Many Americans know the stories of John’s bravery in the face of brutality.  He was beaten bloody – his bones broken – in his heroic efforts to bolster the ballot box for millions of Americans.  John wasn’t just on the front lines of our nation’s great civil rights movement – he was the front line.  John was there when the Freedom Riders were dragged off their buses, beaten, and arrested.  John was there to lead the march for freedom from Selma to Montgomery, Alabama.  And John was there when millions of Americans gathered in Washington to proclaim to the country that the time for justice and equality was now.  John put his body and soul on the line for that mighty movement that changed the world.

What fewer Americans may know is that John was beloved and respected by members of both parties.  It is because he believed in his heart that our nation’s greatest challenges must be faced together, regardless of party.  When he stood there beside President Lyndon B. Johnson as he signed the landmark Voting Rights Act of 1965, John was flanked by both Democrats and Republicans.  In that moment, he absorbed the lesson that reaching across the aisle wasn’t just a political necessity – it was the way to create lasting societal change.

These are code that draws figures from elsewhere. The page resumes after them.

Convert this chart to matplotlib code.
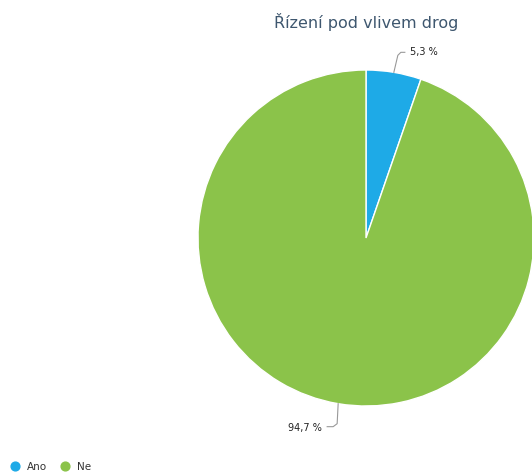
import numpy as np
import matplotlib
matplotlib.use("Agg")
import matplotlib.pyplot as plt

title = "Řízení pod vlivem drog"
labels = ["Ano", "Ne"]
values = [5.3, 94.7]
value_texts = ["5,3 %", "94,7 %"]
colors = ["#1eaae7", "#8bc34a"]

W, H = 532, 472
fig = plt.figure(figsize=(W / 100, H / 100), dpi=100)
ax = fig.add_axes([0, 0, 1, 1])

cx, cy, r = 366, 234, 168
ax.pie(values, colors=colors, startangle=90, counterclock=False,
       center=(cx, cy), radius=r, frame=True,
       wedgeprops=dict(edgecolor="white", linewidth=1))
ax.set_xlim(0, W)
ax.set_ylim(0, H)
ax.set_aspect("equal")
ax.axis("off")

# leader lines + labels
start = 0.0
total = sum(values)
for i, v in enumerate(values):
    mid = start + v / total * 360 / 2
    start += v / total * 360
    a = np.deg2rad(mid)
    x0, y0 = cx + r * np.sin(a), cy + r * np.cos(a)
    if np.cos(a) > 0:
        xs = [x0, x0 + 4, x0 + 7, x0 + 11]
        ys = [y0, y0 + 17, y0 + 20, y0 + 20]
        ax.plot(xs, ys, color="#999999", lw=0.8)
        ax.text(xs[-1] + 5, ys[-1], value_texts[i], fontsize=7,
                ha="left", va="center", color="#222222")
    else:
        xs = [x0, x0 - 1, x0 - 5, x0 - 11]
        ys = [y0, y0 - 20, y0 - 23, y0 - 23]
        ax.plot(xs, ys, color="#999999", lw=0.8)
        ax.text(xs[-1] - 5, ys[-1] - 1, value_texts[i], fontsize=7,
                ha="right", va="center", color="#222222")

fig.text(366 / W, 1 - 22 / H, title, fontsize=11.5, ha="center", va="center",
         color="#3e576f")

# legend
lx = [15, 65]
for i, lab in enumerate(labels):
    ax.scatter([lx[i]], [H - 466], s=40, color=colors[i], zorder=5)
    ax.text(lx[i] + 12, H - 467, lab, fontsize=7.5, ha="left", va="center",
            color="#333333")

fig.savefig("out.png", dpi=100)
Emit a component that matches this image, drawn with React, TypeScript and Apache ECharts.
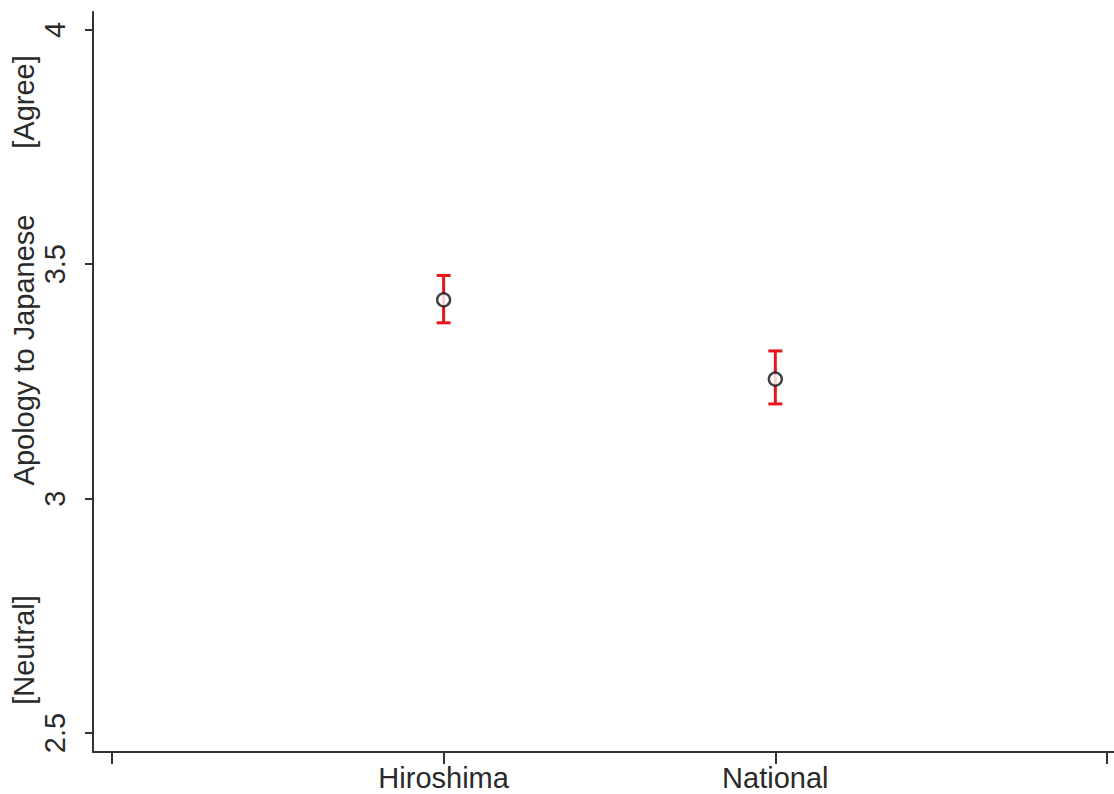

Throughout his career in Congress, John embraced bipartisanship and built deep friendships with members of both parties.  For years, John led bipartisan groups of members of Congress – including some of my Republican friends in this body – down to the Edmund Pettus Bridge in Selma, Alabama, to commemorate Bloody Sunday and the American struggle for equal rights. I’ll never forget the iconic picture of John flanked on either side by Presidents Obama and George W. Bush – the three of them, heads bowed in silent reflection, arms linked – on the Edmund Pettus Bridge for Bloody Sunday’s 50th Anniversary.  John Lewis didn’t just cross bridges – he built them.  And by bringing people together, John helped us forge a more perfect Union.

So it is in John’s spirit today that I fervently urge my Republican friends to join me in restoring and reauthorizing the Voting Rights Act.  I’d remind everyone in this body that reauthorizing the VRA on a bipartisan basis is how we have always done it.  The core provisions of the VRA have been reauthorized five times, and every single time it was with overwhelming bipartisan support in Congress.  Presidents Nixon, Reagan, and George W. Bush all signed VRA reauthorizations into law, touting the profound importance of the landmark law for our democracy.  The most recent VRA reauthorization in 2006 was a 98 to 0 vote in the Senate – let me repeat, 98 to 0 – with multiple Republican Senators still serving today who voted yes.

So let’s honor John Lewis’s legacy the way he’d want to be honored – with solid, justified action.  I am committed to working with my Republican friends to find a bipartisan compromise around my John Lewis Voting Rights Advancement Act, which I proudly renamed in his honor last Congress.  John would want us to come together and find a path forward to addressing the many threats facing Americans’ foundational right to vote.  What he wouldn’t accept, however, is inaction.  So let’s put in the hard work and try to live up to the memory of John Lewis – our hero, our colleague, our brother.